-- begin --

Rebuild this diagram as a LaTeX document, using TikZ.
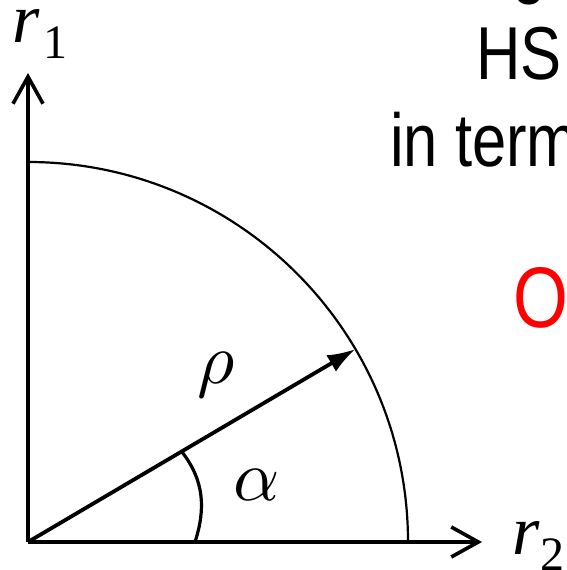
\documentclass[tikz,border=0pt]{standalone}
\usepackage{fontspec}
\usepackage{unicode-math}
\setmainfont{Liberation Serif}
\setmathfont{Latin Modern Math}
\newfontfamily\arialfont{Liberation Sans}
\usetikzlibrary{arrows.meta,calc}
\tikzset{
  axis/.style={line width=3.8pt, -{Straight Barb[length=27pt,width=30pt,line width=3.6pt]}},
  vec/.style={line width=3.8pt, -{Latex[length=28pt,width=19pt]}},
  thinarc/.style={line width=2.2pt},
  anglearc/.style={line width=3.2pt},
  lbl/.style={inner sep=0pt, anchor=base west},
  mathlbl/.style={lbl, font=\fontsize{70}{70}\selectfont\itshape},
  sublbl/.style={lbl, font=\fontsize{48}{48}\selectfont},
  sidetext/.style={lbl, font=\arialfont\fontsize{75}{75}\selectfont},
}
\newcommand{\narrow}[1]{\scalebox{0.82}[1]{#1}}
\begin{document}
\begin{tikzpicture}[x=1pt,y=1pt]
\useasboundingbox (0,0) rectangle (566,570);
\clip (0,0) rectangle (566,570);
\fill[white] (0,0) rectangle (566,570);
\coordinate (O) at (28,28);
\coordinate (ytip) at (28,497);
\coordinate (xtip) at (482,28);
\coordinate (cright) at (408,28);
\coordinate (rtip) at ($(O)+(30.5:380)$);
\coordinate (aA) at (195,28);
\coordinate (aB) at (182,118);
% quarter circle
\draw[thinarc] (cright) arc[start angle=0,end angle=90,radius=380];
% angle arc
\draw[anglearc] (aA) to[out=72,in=-52] (aB);
% axes
\draw[axis] (O) -- (ytip);
\draw[axis] (O) -- (xtip);
% vector
\draw[vec] (O) -- (rtip);
% labels
\node[mathlbl] (r1) at (12,527) {r};
\node[sublbl] (r1s) at (43,511) {1};
\node[mathlbl] (r2) at (512,15) {r};
\node[sublbl] (r2s) at (540,-1) {2};
\node[lbl, font=\fontsize{72}{72}\selectfont] (rho) at (197,186) {$\rho$};
\node[lbl, font=\fontsize{72}{72}\selectfont] (alpha) at (233,69) {$\alpha$};
% side texts (cropped)
\node[sidetext] (tg) at (512,580) {\narrow{g}};
\node[sidetext] (ths) at (476,490) {\narrow{HS}};
\node[sidetext] (tin) at (390,403) {\narrow{in term}};
\node[sidetext, text=red, font=\arialfont\fontsize{86}{86}\selectfont] (to) at (513,242) {\narrow{O}};
\end{tikzpicture}
\end{document}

-- end --

Restate the data above exactly, stripping out each image.

Rebuild this diagram as a LaTeX document, using TikZ.
\documentclass[tikz,border=0pt]{standalone}
\usepackage{fontspec}
\usepackage{unicode-math}
\setmainfont{Liberation Serif}
\setmathfont{Latin Modern Math}
\newfontfamily\arialfont{Liberation Sans}
\usetikzlibrary{arrows.meta,calc}
\tikzset{
  axis/.style={line width=3.8pt, -{Straight Barb[length=27pt,width=30pt,line width=3.6pt]}},
  vec/.style={line width=3.8pt, -{Latex[length=28pt,width=19pt]}},
  thinarc/.style={line width=2.2pt},
  anglearc/.style={line width=3.2pt},
  lbl/.style={inner sep=0pt, anchor=base west},
  mathlbl/.style={lbl, font=\fontsize{70}{70}\selectfont\itshape},
  sublbl/.style={lbl, font=\fontsize{48}{48}\selectfont},
  sidetext/.style={lbl, font=\arialfont\fontsize{75}{75}\selectfont},
}
\newcommand{\narrow}[1]{\scalebox{0.82}[1]{#1}}
\begin{document}
\begin{tikzpicture}[x=1pt,y=1pt]
\useasboundingbox (0,0) rectangle (566,570);
\clip (0,0) rectangle (566,570);
\fill[white] (0,0) rectangle (566,570);
\coordinate (O) at (28,28);
\coordinate (ytip) at (28,497);
\coordinate (xtip) at (482,28);
\coordinate (cright) at (408,28);
\coordinate (rtip) at ($(O)+(30.5:380)$);
\coordinate (aA) at (195,28);
\coordinate (aB) at (182,118);
% quarter circle
\draw[thinarc] (cright) arc[start angle=0,end angle=90,radius=380];
% angle arc
\draw[anglearc] (aA) to[out=72,in=-52] (aB);
% axes
\draw[axis] (O) -- (ytip);
\draw[axis] (O) -- (xtip);
% vector
\draw[vec] (O) -- (rtip);
% labels
\node[mathlbl] (r1) at (12,527) {r};
\node[sublbl] (r1s) at (43,511) {1};
\node[mathlbl] (r2) at (512,15) {r};
\node[sublbl] (r2s) at (540,-1) {2};
\node[lbl, font=\fontsize{72}{72}\selectfont] (rho) at (197,186) {$\rho$};
\node[lbl, font=\fontsize{72}{72}\selectfont] (alpha) at (233,69) {$\alpha$};
% side texts (cropped)
\node[sidetext] (tg) at (512,580) {\narrow{g}};
\node[sidetext] (ths) at (476,490) {\narrow{HS}};
\node[sidetext] (tin) at (390,403) {\narrow{in term}};
\node[sidetext, text=red, font=\arialfont\fontsize{86}{86}\selectfont] (to) at (513,242) {\narrow{O}};
\end{tikzpicture}
\end{document}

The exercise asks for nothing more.